Aware and Absorb
It was a grey, cold morning today. Temperature was at 38 degrees fahrenheit and it felt truly like a shift in season. Today is Monday. Have not been able to write, think, or find the light - it has been very dark for two weeks.
The conversations are all focused on peace. The news is all focused on conflict, violence. The tension between being aware of what is happening in our world; and being able to minimize having to absorb it all is real. A new survival skill when it comes to news: be aware, don't absorb. What comes to mind are all the people who are friends, suffering because of an absence of the capacity to sit in quiet, allow the great silence to reveal truth. There is only one truth - and it is not the partial truths we hear.

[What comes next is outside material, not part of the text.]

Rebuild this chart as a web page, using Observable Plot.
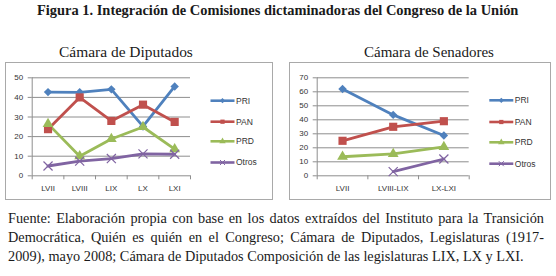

Such intensity of pain and harm naturally brings a desire to engage in action, more explanation, more grasping for information with the intent of becoming informed - more aware than what is already present. There may be something about being so aware that it shifts one's capacity to reach back to deep understanding about all that is happening.
The deep understanding can only happen when one is not caught up in all the frenetics both in virtual space and in communities that want to mobilize and "send a message". Those who are at ground zero are the most effective sources of information, and most are simply asking for help, for seeing the humanity that is being destroyed, and for peace. The only way back to affirming life is first - to get to peace.
The calls for peace are everywhere – and this may be one reason why those who are in a position to bring this about, refuse. The refusal is not because there is a lack of understanding on their part for what is needed. Rather, it is in politics as it has (de)volved. It is in a desire to hold and cultivate more power, more "self" determination, and more personal security.
In the meantime, those who are identified as being of one people or another - are feeling what is easily imagined: desperate, fearful, and even isolated as individuals who are asking for more understanding, more kindness toward the "other", and more acceptance of our inextricable interconnectedness. This is not a new message. It is that same message that great teachers have shared throughout all of time. The stories are the same; the players have changed. And it seems the new generation has only inherited the strategies that rely on distrust, division. This is sadness, manifest.
Looking to nature this day, seeing the trees in the forest going yellow, red, orange, and the next will be bare branches and a lot of dead foliage, everywhere. This is how things move through time/space. The cycles are well known to all.
Perhaps the lesson is that things die; then a new season is possible. This is the notion that comes forth on this day.